Compression, Indexing, and Retrieval for Massive String Data
Jeffrey S. Vitter
Texas A&M University
The field of compressed data structures seeks to achieve fast search time, but using a compressed representation, ideally requiring less space than that occupied by the original input data. The challenge is to construct a compressed representation that provides the same functionality and speed as traditional data structures. In this invited presentation, we discuss some breakthroughs in compressed data structures over the course of the last decade that have significantly reduced the space requirements for fast text and document indexing. One interesting consequence is that, for the first time, we can construct data structures for text indexing that are competitive in time and space with the well-known technique of inverted indexes, but that provide more general search capabilities. Several challenges remain, and we focus in this presentation on two in particular: building I/O-efficient search structures when the input data are so massive that external memory must be used, and incorporating notions of relevance in the reporting of query answers.Bio
Jeff Vitter is the incoming provost and executive vice chancellor at the University of Kansas. He is currently a professor in the Department of Computer Science and Engineering at Texas A&M University, where he served from 2008 to 2009 as provost and executive vice president for academics. From 2002 to 2008, Dr. Vitter served as the Frederick L. Hovde Dean of Science at Purdue University. From 1993 to 2002, Dr. Vitter held a distinguished professorship at Duke University, as the Gilbert, Louis, and Edward Lehrman Professor of Computer Science. He was department chair from 1993 to 2001 and co-director and a founding member of the Center for Geometric and Biological Computing from 1997 to 2002. From 1980 to 1992, he progressed through the faculty ranks at Brown University. His educational degrees include a BS with highest honors in mathematics from the University of Notre Dame in 1977, a PhD in computer science under Don Knuth from Stanford University in 1980, and an MBA from Duke in 2002. He was born and raised in New Orleans.
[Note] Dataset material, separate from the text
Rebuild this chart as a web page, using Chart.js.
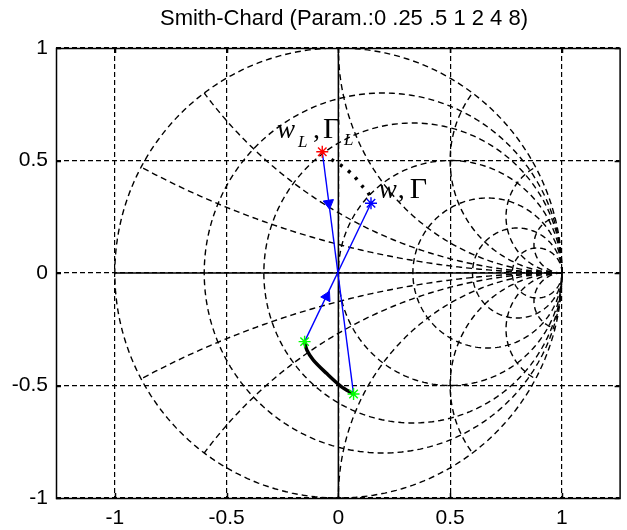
<!DOCTYPE html>
<html><head><meta charset="utf-8">
<script src="https://cdn.jsdelivr.net/npm/chart.js@4.4.0/dist/chart.umd.min.js"></script>
<style>html,body{margin:0;padding:0;background:#fff;}</style>
</head><body>
<canvas id="c" width="627" height="530"></canvas>
<script>
// ---- data ----
const chartTitle = 'Smith-Chard (Param.:0 .25 .5 1 2 4 8)';
const smithParams = [0, 0.25, 0.5, 1, 2, 4, 8];
const tickValues = [-1, -0.5, 0, 0.5, 1];
const tickLabels = ['-1', '-0.5', '0', '0.5', '1'];
const gammaLoad = [{x: -0.072, y: 0.539}];
const gammaLoadMirror = [{x: 0.068, y: -0.538}];
const gammaIn = [{x: 0.146, y: 0.31}];
const gammaInMirror = [{x: -0.151, y: -0.305}];
const transformArc = [
  {x: 0.068, y: -0.538}, {x: 0.013, y: -0.505}, {x: -0.053, y: -0.446},
  {x: -0.112, y: -0.387}, {x: -0.141, y: -0.342}, {x: -0.151, y: -0.305}
];
const dottedPath = [
  {x: -0.031, y: 0.505}, {x: 0.021, y: 0.472}, {x: 0.065, y: 0.436},
  {x: 0.109, y: 0.384}, {x: 0.131, y: 0.361}, {x: 0.146, y: 0.332}
];
const arrowLoad = [{x: -0.043, y: 0.31}];
const arrowIn = [{x: -0.052, y: -0.105}];
const axisH = [{x: -1, y: 0}, {x: 1, y: 0}];
const axisV = [{x: 0, y: -1}, {x: 0, y: 1}];

// ---- smith grid from parameters ----
function rCircle(r) {
  const c = r / (1 + r), R = 1 / (1 + r), pts = [];
  for (let i = 0; i <= 240; i++) { const a = 2 * Math.PI * i / 240; pts.push({x: c + R * Math.cos(a), y: R * Math.sin(a)}); }
  return pts;
}
function xArc(xv) {
  const s = Math.sign(xv), v = Math.abs(xv), c = 1 / v;
  const px = (v * v - 1) / (v * v + 1), py = 2 * v / (v * v + 1);
  let end = Math.atan2(py - c, px - 1);
  if (end > -Math.PI / 2) end -= 2 * Math.PI;
  const start = -Math.PI / 2, pts = [];
  for (let i = 0; i <= 160; i++) {
    const a = start + (end - start) * i / 160;
    pts.push({x: 1 + c * Math.cos(a), y: s * (c + c * Math.sin(a))});
  }
  return pts;
}
const gridDash = [6, 4];
const circleStyle = {showLine: true, borderColor: '#000', borderWidth: 1.4, borderDash: gridDash, pointRadius: 0, order: 10};
const datasets = [];
smithParams.forEach(r => datasets.push(Object.assign({data: rCircle(r)}, circleStyle)));
smithParams.filter(v => v > 0).forEach(v => {
  datasets.push(Object.assign({data: xArc(v)}, circleStyle));
  datasets.push(Object.assign({data: xArc(-v)}, circleStyle));
});
datasets.push({data: axisH, showLine: true, borderColor: '#000', borderWidth: 1.5, pointRadius: 0, order: 9});
datasets.push({data: axisV, showLine: true, borderColor: '#000', borderWidth: 1.5, pointRadius: 0, order: 9});
datasets.push({data: transformArc, showLine: true, borderColor: '#000', borderWidth: 3.5, tension: 0.3, pointRadius: 0, order: 5});
datasets.push({data: dottedPath, showLine: true, borderColor: '#000', borderWidth: 3.5, borderDash: [3, 7], tension: 0.3, pointRadius: 0, order: 5});
datasets.push({data: [gammaLoad[0], gammaLoadMirror[0]], showLine: true, borderColor: '#0000ff', borderWidth: 1.4, pointRadius: 0, order: 4});
datasets.push({data: [gammaInMirror[0], gammaIn[0]], showLine: true, borderColor: '#0000ff', borderWidth: 1.4, pointRadius: 0, order: 4});
datasets.push({data: arrowLoad, pointStyle: 'triangle', rotation: 172, pointRadius: 6, backgroundColor: '#0000ff', borderColor: '#0000ff', borderWidth: 1, order: 3});
datasets.push({data: arrowIn, pointStyle: 'triangle', rotation: 27, pointRadius: 6, backgroundColor: '#0000ff', borderColor: '#0000ff', borderWidth: 1, order: 3});
datasets.push({data: gammaLoad, pointStyle: 'star', pointRadius: 6, borderColor: '#ff0000', borderWidth: 1.4, order: 1});
datasets.push({data: gammaIn, pointStyle: 'star', pointRadius: 6, borderColor: '#0000ff', borderWidth: 1.4, order: 1});
datasets.push({data: gammaInMirror, pointStyle: 'star', pointRadius: 6, borderColor: '#00ff00', borderWidth: 1.4, order: 1});
datasets.push({data: gammaLoadMirror, pointStyle: 'star', pointRadius: 6, borderColor: '#00ff00', borderWidth: 1.4, order: 1});

const labels = [
  {x: -0.274, y: 0.6, parts: [
    {t: 'w', f: 'italic 27px "Liberation Serif"', dx: 0, dy: 0},
    {t: 'L', f: 'italic 17px "Liberation Serif"', dx: 21, dy: 9},
    {t: ',', f: '28px "Liberation Serif"', dx: 36, dy: 0},
    {t: 'Γ', f: '30px "Liberation Serif"', dx: 46, dy: 0},
    {t: 'L', f: 'italic 17px "Liberation Serif"', dx: 67, dy: 7}
  ]},
  {x: 0.181, y: 0.333, parts: [
    {t: 'w', f: 'italic 27px "Liberation Serif"', dx: 0, dy: 0},
    {t: ',', f: '28px "Liberation Serif"', dx: 19, dy: 0},
    {t: 'Γ', f: '30px "Liberation Serif"', dx: 31, dy: 0}
  ]}
];

const frame = {
  id: 'frame',
  afterDatasetsDraw(chart) {
    const {ctx, chartArea: a, scales: {x, y}} = chart;
    ctx.save();
    labels.forEach(lb => {
      const px = x.getPixelForValue(lb.x), py = y.getPixelForValue(lb.y);
      lb.parts.forEach(p => { ctx.font = p.f; ctx.fillStyle = '#000'; ctx.textBaseline = 'alphabetic'; ctx.textAlign = 'left'; ctx.fillText(p.t, px + p.dx, py + p.dy); });
    });
    ctx.strokeStyle = '#000'; ctx.lineWidth = 1.5; ctx.setLineDash([]);
    ctx.strokeRect(a.left + 0.5, a.top + 0.5, a.right - a.left, a.bottom - a.top);
    ctx.beginPath();
    tickValues.forEach(v => {
      const px = Math.round(x.getPixelForValue(v)) + 0.5, py = Math.round(y.getPixelForValue(v)) + 0.5;
      ctx.moveTo(px, a.bottom); ctx.lineTo(px, a.bottom - 5);
      ctx.moveTo(px, a.top); ctx.lineTo(px, a.top + 5);
      ctx.moveTo(a.left, py); ctx.lineTo(a.left + 5, py);
      ctx.moveTo(a.right, py); ctx.lineTo(a.right - 5, py);
    });
    ctx.stroke();
    ctx.font = '22px "Liberation Sans", Arial, sans-serif';
    ctx.textAlign = 'center'; ctx.textBaseline = 'alphabetic'; ctx.fillStyle = '#000';
    ctx.fillText(chartTitle, 344, 25);
    ctx.restore();
  }
};

const tickFont = {family: '"Liberation Sans", Arial, sans-serif', size: 21};
new Chart(document.getElementById('c'), {
  type: 'scatter',
  data: {datasets},
  options: {
    responsive: false, animation: false,
    layout: {padding: {top: 48, right: 0, left: 0, bottom: 0}},
    plugins: {legend: {display: false}, tooltip: {enabled: false}, title: {display: false}},
    elements: {line: {tension: 0}},
    scales: {
      x: {type: 'linear', min: -1.263, max: 1.258,
        afterBuildTicks: s => { s.ticks = tickValues.map(v => ({value: v})); },
        afterFit: s => { s.height = 32; },
        ticks: {callback: v => tickLabels[tickValues.indexOf(v)], font: tickFont, color: '#000', padding: 8, maxRotation: 0, autoSkip: false},
        grid: {color: '#000', lineWidth: 1.2, drawTicks: false},
        border: {display: false, dash: [5, 3]}
      },
      y: {type: 'linear', min: -1, max: 1,
        afterBuildTicks: s => { s.ticks = tickValues.map(v => ({value: v})); },
        afterFit: s => { s.width = 56; },
        ticks: {callback: v => tickLabels[tickValues.indexOf(v)], font: tickFont, color: '#000', padding: 8, autoSkip: false},
        grid: {color: '#000', lineWidth: 1.2, drawTicks: false},
        border: {display: false, dash: [5, 3]}
      }
    }
  },
  plugins: [frame]
});
</script>
</body></html>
Dr. Vitter is a Guggenheim Fellow, an ACM Fellow, an IEEE Fellow, an AAAS Fellow, an NSF Presidential Young Investigator, and a Fulbright Scholar. He has over 280 book, journal, conference, and patent publications, primarily on how to process massive amounts of information. His Google Scholar h-index is 57. His most recent book examines external memory algorithms, a field he helped found. He is co-holder of patents in the areas of external sorting, parallel I/O, prediction, and approximate data structures. He proposed the concept and participated in the design of the Indiana Database for University Research Expertise, www.indure.org. Dr. Vitter serves on the Board of Advisors for the School of Science and Engineering at Tulane University, and from 2000 to 2009 he served on the Board of Directors of the Computing Research Association, where he continues to co-chair the Government Affairs Committee. He has served as chair of ACM SIGACT and on the executive council of the EATCS, as well as on numerous review committees. Sabbatical sites have included MSRI, INRIA (Rocquencourt, France), Ecole Normale Supérieure (Paris), Bell Labs, and INRIA (Sophia Antipolis, France).